Warren County election officials Kim Ross (left) and Connie Service open up absentee and affidavit ballots Wednesday Nov. 13 to determine the winner of the race for Thurman town supervisor. On election night, Nov. 5, Present Supervisor Evelyn Wood had a 23-vote advantage over former supervisor John Haskell.
Town Supervisor Evelyn Wood’s comeback victory to win re-election was confirmed Wednesday as a count of votes on absentee and affidavit ballots barely narrowed Wood’s 23-vote advantage she held on Election Day’s machine-vote tally.
The final but unofficial vote count released Monday at about noon by the Warren County Board of elections was 277 votes for Evelyn Wood, and 255 for John Haskell.
Although she is a member of the Republican party, Wood had lost the G.O.P. ballot line by a greater than 2-1 margin to Haskell in the September primary election.
Although she had earned a reputation as a hard worker and a successful manager of local government, she sparked strong opposition among members and friends of the Thurman emergency squad.
At issue was Wood and the town board had voted not to spend tax dollars on supporting the squad because of its questionable finances and lack of advanced life support certification.
She also voted to stop municipal trash pickup — rare for a rural town — based on looming costs for a replacing an aging garbage truck and the eveer-increasing transportation costs. She and the board also opposed the principle of landowners — many who generated no trash — subsidizing other citizens’ trash pickup costs through their property taxes.
Wood had been praised regionally for her round-the-clock work in recovering from the devastating 2011 floods, straightened out long-standing problems with town finances. Also she gained praise and fame for launching a nationally renowned effort to connect Thurman citizens to the Internet via innovative “white space” wireless technology. She also brought a record amount of grant funding into town during her several years in office.
But a substantial number of people opposed her re-election because of the changes she made. Some residents were resentful, despite the fact that the changes kept their taxes in check.
But after being trounced in the Primary, citizens rallied to her support, and the result was a hard-fought campaign, resulting in a remarkable comeback victory.
Democrats were important to her victory as well as those voting on the lines reserved for Conservative and Independence parties.
Town Democratic party Chairman Andy Templeton said that he was pleased with the fact that 170 voters chose Wood on the Democratic ballot line, although there are only 158 registered Democrats in Thurman, compared with 409 or so for the Republicans.

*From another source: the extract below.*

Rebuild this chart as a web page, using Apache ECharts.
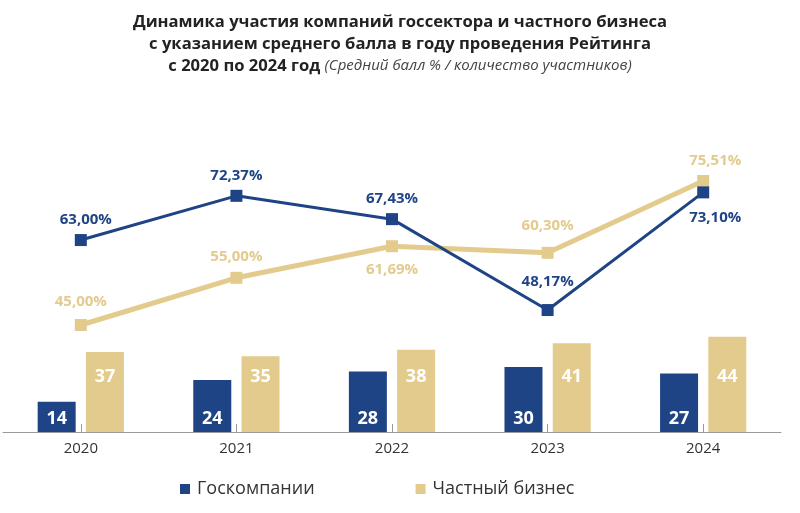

“I’m thrilled,” he said, noting this election cycle might help resurrect the local Democratic party, which has been all but dormant in recent decades. “This is probably historic.”
The turbulence in politics this year apparently isn’t lost on Wood. After the paper ballots were counted, she said that her next objective would be to create unity.
“This has been a very polarizing election, and we’ll be working to bring the community back together again,” she said.
Wood added that she’s open to ideas that local residents have suggested this year, like restoring youth programs and encouraging the development of town-sponsored family activities.
“I’ve heard a lot of input from citizens about what programs they’d like to see in town — We’ll be evaluating the ideas to determine what’s feasible and we’ll be moving forward from there,” she said. “It’s a relief to get this election behind us and get back to work.”
Wednesday’s count also provided a final unofficial tally for two Thurman Town Board seats.
The paper-ballot count tallied the write-in votes for Kathy Templeton, (an Adirondack Journal correspondent) at 105, nowhere near enough to topple either of the two candidates on the ballot, Daniel E. Smith and Michael Eddy, who received 347 and 299 respectively in the adjusted Nov. 13 count.
Attending the session during which the paper ballots were tallied, Kathy Templeton said she was happy with the results. She had launched her write-in effort just several days before the election.
She said that she was primarily pleased that Thurman citizens were taking their civic duty seriously. She said that with 529 voters participating in the Nov. 5 election with only 600+ eligible in town, Thurman residents were making a point that was hard to ignore.
“I was really happy with the local turnout,” she said. “It showed New York State that Thurman votes!”